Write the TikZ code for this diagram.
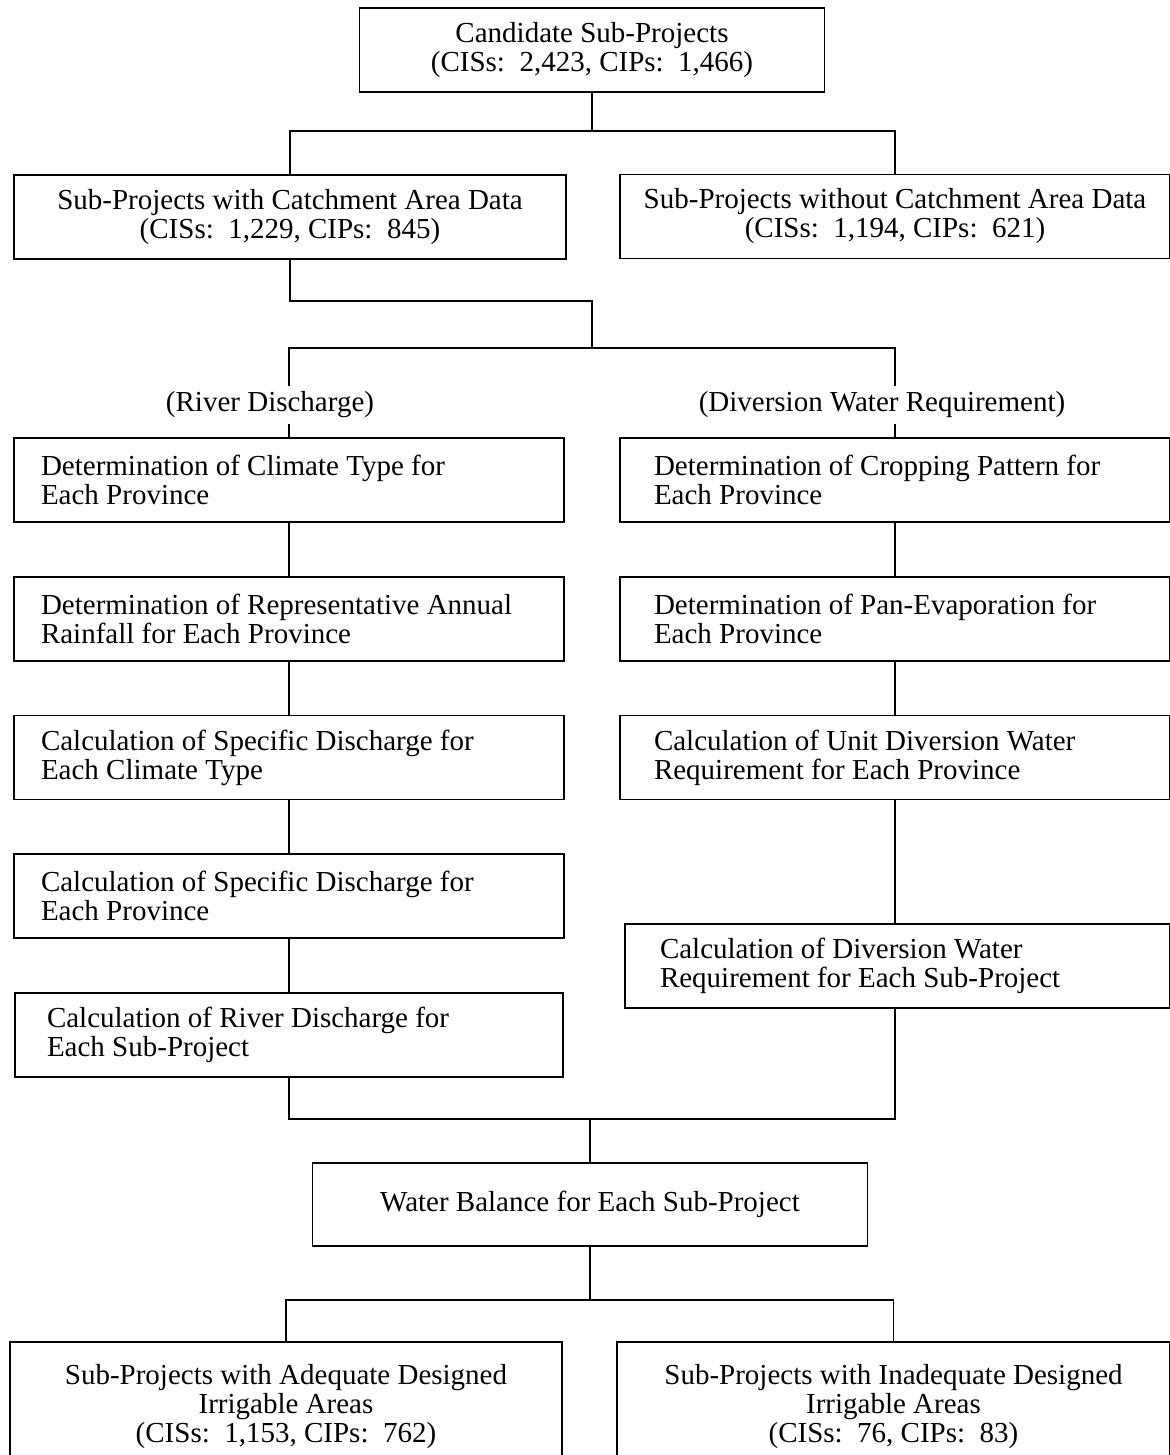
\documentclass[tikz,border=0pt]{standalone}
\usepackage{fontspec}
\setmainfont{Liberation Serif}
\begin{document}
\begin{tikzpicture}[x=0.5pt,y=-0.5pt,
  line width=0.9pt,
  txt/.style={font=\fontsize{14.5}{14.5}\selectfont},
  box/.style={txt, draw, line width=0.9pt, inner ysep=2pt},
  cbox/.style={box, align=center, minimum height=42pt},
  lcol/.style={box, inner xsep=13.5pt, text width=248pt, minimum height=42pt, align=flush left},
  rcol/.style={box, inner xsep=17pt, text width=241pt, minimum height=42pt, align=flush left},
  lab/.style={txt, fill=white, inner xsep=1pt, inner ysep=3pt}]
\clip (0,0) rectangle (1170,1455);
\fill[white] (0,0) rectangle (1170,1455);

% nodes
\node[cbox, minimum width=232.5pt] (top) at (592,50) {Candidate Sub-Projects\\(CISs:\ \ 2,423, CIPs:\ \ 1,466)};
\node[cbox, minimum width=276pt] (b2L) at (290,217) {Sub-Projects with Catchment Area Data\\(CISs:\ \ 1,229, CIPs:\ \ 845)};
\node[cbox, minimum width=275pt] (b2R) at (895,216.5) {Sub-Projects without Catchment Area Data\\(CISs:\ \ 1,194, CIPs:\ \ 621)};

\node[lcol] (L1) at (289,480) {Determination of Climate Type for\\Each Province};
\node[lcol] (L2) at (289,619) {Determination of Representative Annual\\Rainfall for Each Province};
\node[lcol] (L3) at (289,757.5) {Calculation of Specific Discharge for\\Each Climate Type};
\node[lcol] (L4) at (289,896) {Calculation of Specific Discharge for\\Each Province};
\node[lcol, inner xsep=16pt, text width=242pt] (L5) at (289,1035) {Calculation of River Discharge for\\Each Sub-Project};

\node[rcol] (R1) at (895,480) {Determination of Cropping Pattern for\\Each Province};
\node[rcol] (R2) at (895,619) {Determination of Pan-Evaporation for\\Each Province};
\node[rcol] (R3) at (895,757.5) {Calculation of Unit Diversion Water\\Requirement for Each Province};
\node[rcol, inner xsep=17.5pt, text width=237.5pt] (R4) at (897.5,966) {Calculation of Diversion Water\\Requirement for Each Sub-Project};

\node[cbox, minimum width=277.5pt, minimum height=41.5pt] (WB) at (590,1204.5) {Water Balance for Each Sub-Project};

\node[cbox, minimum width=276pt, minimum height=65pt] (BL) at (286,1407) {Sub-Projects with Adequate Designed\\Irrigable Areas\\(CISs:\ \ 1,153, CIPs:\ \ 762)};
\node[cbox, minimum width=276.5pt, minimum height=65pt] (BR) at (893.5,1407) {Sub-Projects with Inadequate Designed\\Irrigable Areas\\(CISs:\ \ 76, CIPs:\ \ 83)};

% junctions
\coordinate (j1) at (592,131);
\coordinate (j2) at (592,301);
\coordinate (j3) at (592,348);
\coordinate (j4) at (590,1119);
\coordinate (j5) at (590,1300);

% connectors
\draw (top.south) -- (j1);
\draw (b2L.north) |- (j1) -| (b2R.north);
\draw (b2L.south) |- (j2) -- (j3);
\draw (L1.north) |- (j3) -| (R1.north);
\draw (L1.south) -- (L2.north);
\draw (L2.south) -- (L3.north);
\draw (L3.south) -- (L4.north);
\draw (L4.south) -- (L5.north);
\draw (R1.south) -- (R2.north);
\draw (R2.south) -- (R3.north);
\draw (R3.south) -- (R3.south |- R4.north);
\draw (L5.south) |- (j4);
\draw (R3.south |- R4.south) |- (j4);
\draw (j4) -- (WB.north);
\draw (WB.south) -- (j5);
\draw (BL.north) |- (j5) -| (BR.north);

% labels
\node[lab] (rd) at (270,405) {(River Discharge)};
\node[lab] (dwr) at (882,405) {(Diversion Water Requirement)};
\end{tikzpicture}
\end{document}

--*--

= JOB =
Look at the listing and set down only the lines from its start through the line with "minimum width=275pt] (b2R)", word for word and without pictures.

= EXERCISE OUTPUT =
Write the TikZ code for this diagram.
\documentclass[tikz,border=0pt]{standalone}
\usepackage{fontspec}
\setmainfont{Liberation Serif}
\begin{document}
\begin{tikzpicture}[x=0.5pt,y=-0.5pt,
  line width=0.9pt,
  txt/.style={font=\fontsize{14.5}{14.5}\selectfont},
  box/.style={txt, draw, line width=0.9pt, inner ysep=2pt},
  cbox/.style={box, align=center, minimum height=42pt},
  lcol/.style={box, inner xsep=13.5pt, text width=248pt, minimum height=42pt, align=flush left},
  rcol/.style={box, inner xsep=17pt, text width=241pt, minimum height=42pt, align=flush left},
  lab/.style={txt, fill=white, inner xsep=1pt, inner ysep=3pt}]
\clip (0,0) rectangle (1170,1455);
\fill[white] (0,0) rectangle (1170,1455);

% nodes
\node[cbox, minimum width=232.5pt] (top) at (592,50) {Candidate Sub-Projects\\(CISs:\ \ 2,423, CIPs:\ \ 1,466)};
\node[cbox, minimum width=276pt] (b2L) at (290,217) {Sub-Projects with Catchment Area Data\\(CISs:\ \ 1,229, CIPs:\ \ 845)};
\node[cbox, minimum width=275pt] (b2R) at (895,216.5) {Sub-Projects without Catchment Area Data\\(CISs:\ \ 1,194, CIPs:\ \ 621)};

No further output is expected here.